Wenn Kinder massiv den Unterricht stören, hat dies mitunter einen sehr erfreulichen Grund: überdurchschnittliche Intelligenz. Sie langweilen sich, beginnen zu stören oder bleiben sitzen, weil ihre Fähigkeiten nicht erkannt werden.

Wenn Kinder massiv den Unterricht stören, hat dies mitunter einen sehr erfreulichen Grund: überdurchschnittliche Intelligenz. Sie langweilen sich, beginnen zu stören oder bleiben sitzen, weil ihre Fähigkeiten nicht erkannt werden. Um diese Begabungspotenziale künftig nicht mehr zu verschleudern, sondern rechtzeitig festzustellen, hat die Senatsschulverwaltung zu diesem Schuljahr in Mitte eine zentrale Beratungsstelle eröffnet.

Das Angebot war nach Meinung von Fachleuten überfällig. Immerhin gibt in Berlin rund 8000 hochbegabte Schüler, von denen etwa jeder Fünfte als "Problemkind" gilt, weil er mit der massiven Unterforderung nicht zurechtkommt. Oder weil Defizite wie Legasthenie oder Hyperaktivität die Diagnose der überdurchschnittlichen Intelligenz zusätzlich erschweren. Bisher wurden die betroffenen Familien meist alleingelassen. Bestenfalls erfuhren sie durch Zufall, dass es beim schulpsychologischen Dienst in Treptow eine kompetente - allerdings unter einfachsten Bedingungen arbeitende - Beratung gab. Die verantwortliche Psychologin, Claudia Laube, wurde jetzt von Schulsenator Klaus Böger (SPD) mit dem Aufbau des neuen "Berliner schulpsychologischen Zentrums für Begabungsförderung" betraut. Hier können die Familien kostenlos Beratung finden, unter Umständen wird ein Intelligenztest gemacht. Auch Gespräche mit den Kitas oder Schulen der betroffenen Kinder gehören zum Angebot. Am Ende stehen Vorschläge für die künftige Förderung des Kindes wie vorzeitiges Einschulen, Überspringen von Klassen oder der Besuch einzelner Fächer in oberen Klassenstufen.

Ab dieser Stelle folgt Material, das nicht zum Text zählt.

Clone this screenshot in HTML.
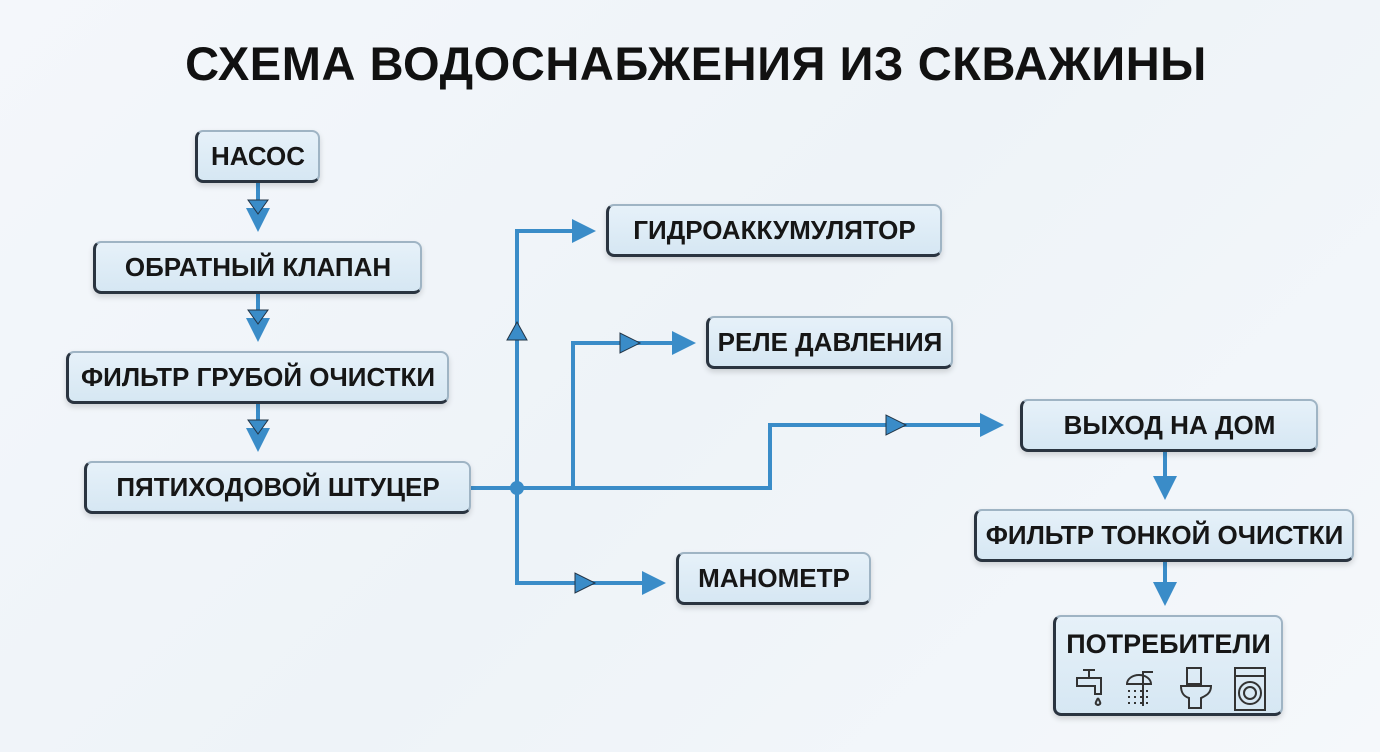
<!DOCTYPE html>
<html><head><meta charset="utf-8"><style>
body{margin:0;width:1380px;height:752px;overflow:hidden;background:linear-gradient(135deg,#f4f7fb,#eef3f8 50%,#f5f8fb);font-family:"Liberation Sans",sans-serif;position:relative}
h1{position:absolute;top:36px;left:0;width:1392px;text-align:center;margin:0;font-size:47px;font-weight:bold;color:#111;letter-spacing:0.6px}
.b{position:absolute;box-sizing:border-box;background:linear-gradient(#e6f1f9,#d6e7f3);border:2px solid #9fb4c4;border-left:3px solid #2a3440;border-bottom:3px solid #2a3440;border-radius:8px;display:flex;align-items:center;justify-content:center;font-size:26px;font-weight:bold;color:#161616;box-shadow:0 3px 6px rgba(0,0,0,.15);white-space:nowrap}
svg{position:absolute;left:0;top:0}
</style></head><body>
<h1>СХЕМА ВОДОСНАБЖЕНИЯ ИЗ СКВАЖИНЫ</h1>
<svg width="1380" height="752">
<defs><marker id="a" markerWidth="6" markerHeight="6" refX="5" refY="3" orient="auto" markerUnits="strokeWidth"><path d="M0,0L6,3L0,6z" fill="#3a8cc8"/></marker></defs>
<g stroke="#3a8cc8" stroke-width="4" fill="none">
<path d="M258 183V228" marker-end="url(#a)"/>
<path d="M258 294V338" marker-end="url(#a)"/>
<path d="M258 404V448" marker-end="url(#a)"/>
<path d="M471 488H770V425H1000" marker-end="url(#a)"/>
<path d="M517 585V231H592" marker-end="url(#a)"/>
<path d="M517 583H662" marker-end="url(#a)"/>
<path d="M573 488V343H692" marker-end="url(#a)"/>
<path d="M1165 452V496" marker-end="url(#a)"/>
<path d="M1165 562V602" marker-end="url(#a)"/>
</g>
<g fill="#3a8cc8" stroke="#234" stroke-width="1">
<path d="M248 200L268 200L258 214z"/><path d="M248 310L268 310L258 324z"/><path d="M248 420L268 420L258 434z"/>
<path d="M507 340L527 340L517 322z"/><path d="M620 333L620 353L640 343z"/><path d="M575 573L575 593L595 583z"/><path d="M886 415L886 435L906 425z"/>
</g>
<circle cx="517" cy="488" r="7" fill="#3a8cc8"/>
</svg>
<div class="b" style="left:195px;top:130px;width:125px;height:53px">НАСОС</div>
<div class="b" style="left:93px;top:241px;width:329px;height:53px">ОБРАТНЫЙ КЛАПАН</div>
<div class="b" style="left:66px;top:351px;width:383px;height:53px">ФИЛЬТР ГРУБОЙ ОЧИСТКИ</div>
<div class="b" style="left:84px;top:461px;width:387px;height:53px">ПЯТИХОДОВОЙ ШТУЦЕР</div>
<div class="b" style="left:606px;top:204px;width:336px;height:53px">ГИДРОАККУМУЛЯТОР</div>
<div class="b" style="left:706px;top:316px;width:247px;height:53px">РЕЛЕ ДАВЛЕНИЯ</div>
<div class="b" style="left:676px;top:552px;width:195px;height:53px">МАНОМЕТР</div>
<div class="b" style="left:1020px;top:399px;width:298px;height:53px">ВЫХОД НА ДОМ</div>
<div class="b" style="left:974px;top:509px;width:380px;height:53px">ФИЛЬТР ТОНКОЙ ОЧИСТКИ</div>
<div class="b" style="left:1053px;top:615px;width:230px;height:101px;flex-direction:column;justify-content:flex-start;padding-top:12px;font-size:27px">ПОТРЕБИТЕЛИ
<svg style="position:static;margin-top:6px" width="200" height="46" viewBox="0 0 200 46" fill="none" stroke="#333" stroke-width="2">
<path d="M8 12h24v16h-6v-8H8zM14 4h12M20 4v8M29 32c-2 4-4 6 0 7 4-1 2-3 0-7"/>
<path d="M74 40V6h10M58 18a12 9 0 0 1 24 0zM60 24v2M66 24v2M72 24v2M78 24v2M60 30v2M66 30v2M72 30v2M78 30v2M60 36v2M66 36v2M72 36v2M78 36v2"/>
<path d="M118 2h14v16h-14zM112 20h30c0 8-6 10-10 12v10h-12v-10c-6-2-8-6-8-12z"/>
<path d="M166 2h30v42h-30zM166 10h30"/><circle cx="181" cy="27" r="11"/><circle cx="181" cy="27" r="6"/>
</svg></div>
</body></html>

Dies klingt zwar beruhigend, löst aber nur einen Bruchteil der Probleme. Erstens ist die neue Beratungsstelle personell und materiell zu dünn ausgestattet, so dass sie den täglich einlaufenden Anfragen kaum gerecht werden kann. Zweitens bleibt es dem Zufall überlassen, ob Eltern die Hochbegabung überhaupt erkennen, und drittens fehlen adäquate Förderangebote für die Fälle, in denen es mit bloßem Überspringen der Klassen nicht getan ist.

"Die Beratungsstelle ist ein schöner Anfang, aber löst das Problem nicht generell", bemängelt denn auch FU-Vizepräsident und Erziehungswissenschaftler Dieter Lenzen. Wenn man Hochbegabung feststelle sei "das Kind oft schon in den Brunnen gefallen". Damit dies nicht passiert, müsse schon bei der Einschulung differenzierter als bisher getestet werden. Dazu brauche man nicht nur Ärzte, sondern auch speziell ausgebildete Lehrer. Dieses Verfahren würde die Früherkennung von Lernbehinderungen erleichtern und auch diesen Kindern zur besseren Förderung verhelfen. Um den einzelnen Kindern generell gerechter zu werden, fordert Lenzen dringend kleinere Klassenverbände, ein verändertes Unterrichtsklima und Ganztagsschulen.

Damit sei es nicht getan, hält die Gesellschaft für das hochbegabte Kind dagegen. Sie fordert zusätzlich Spezialklassen, wie es sie bisher nur vereinzelt im Bundesgebiet gibt. Welchen Weg Berlin beschreitet, soll 2002 entschieden werden. Böger hat eigens eine Kommission eingesetzt, die ein Konzept zur Hochbegabtenförderung erarbeiten soll.